Hafed El-Ghwell estime, pour sa part, que « le Maghreb est une belle opportunité pour l’équipe de Joe Biden de réaffirmer le leadership américain et de faire face sérieusement à la Russie et à la Chine. Au sein de cette région, il pourra y poursuivre le travail démarré par Barack Obama et mis en suspens par l’administration Trump ».

Le vrai motif de la rencontre Abir-Blome serait…

Concernant la Tunisie et un éventuel changement de la diplomatie des démocrates en défaveur des islamistes, il indique que Joe Biden, qui a visité en 2015 la Tunisie en tant que vice-président, « est convaincu que  la révolution de 2011 ne s’est pas soldée par un échec ». Pour preuve, il cite la disposition de la Tunisie, après 2011, « d’une des Constitutions les plus progressistes du monde ». Le chercheur fait remarquer, en même temps, que Biden « sait qu’il y a encore à faire en matière de consolidation démocratique en Tunisie ».

« C’est d’ailleurs pour cela, a-t-il révélé, que son équipe est en pleine préparation d’une conférence portant sur la démocratie en Tunisie ».

C’est peut-être là le motif principal de la rencontre Abir-Blome d’autant plus que trois jours avant cette rencontre (5 mai 2021), le diplomate américain avait rompu le jeûne, pendant de longues heures (19 heures-22 heures) avec le gourou Ghannouchi, chef du parti Ennahdha,  2ème parti dans les sondages.

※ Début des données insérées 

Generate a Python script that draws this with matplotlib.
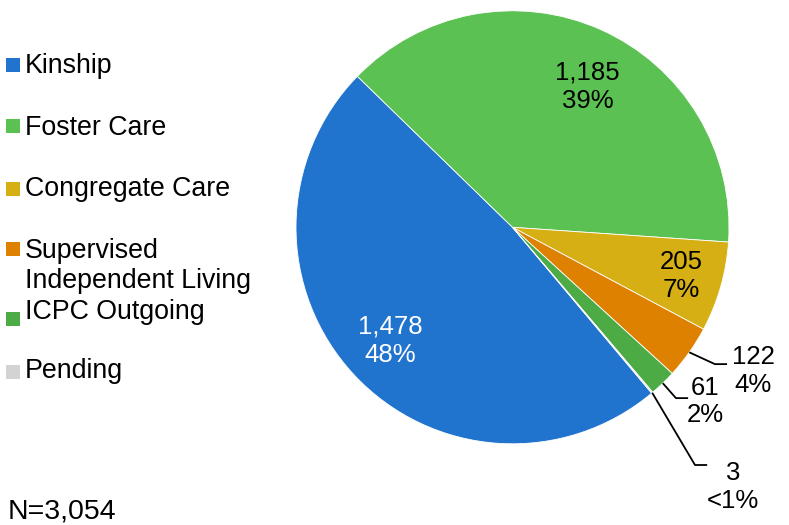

L’entretien aurait porté sur les préparatifs de cette conférence sur la démocratie en Tunisie.

L’information fuitée sur la rencontre Ghannouchi-Blome a été publiée sans être démentie, sur les réseaux sociaux par l’avocat et activiste politique, Imed Ben Halima.

Moralité de l’histoire : les Américains sont en train de concocter une nouvelle stratégie pour la Tunisie. Par le canal de leur ambassadeur à Tunis, ils sont parvenus à collecter, en plus de leurs propres informations sur le pays, les propositions des deux premiers partis dans les sondages (PDL+ Ennahdha) et à enclencher, indirectement, un dialogue entre les deux ennemis jurés.

C’est ce qu’on appelle le pragmatisme américain. Au même moment, les politiques tunisiens sont toujours à la recherche d’une formule miracle pour engager ce dialogue.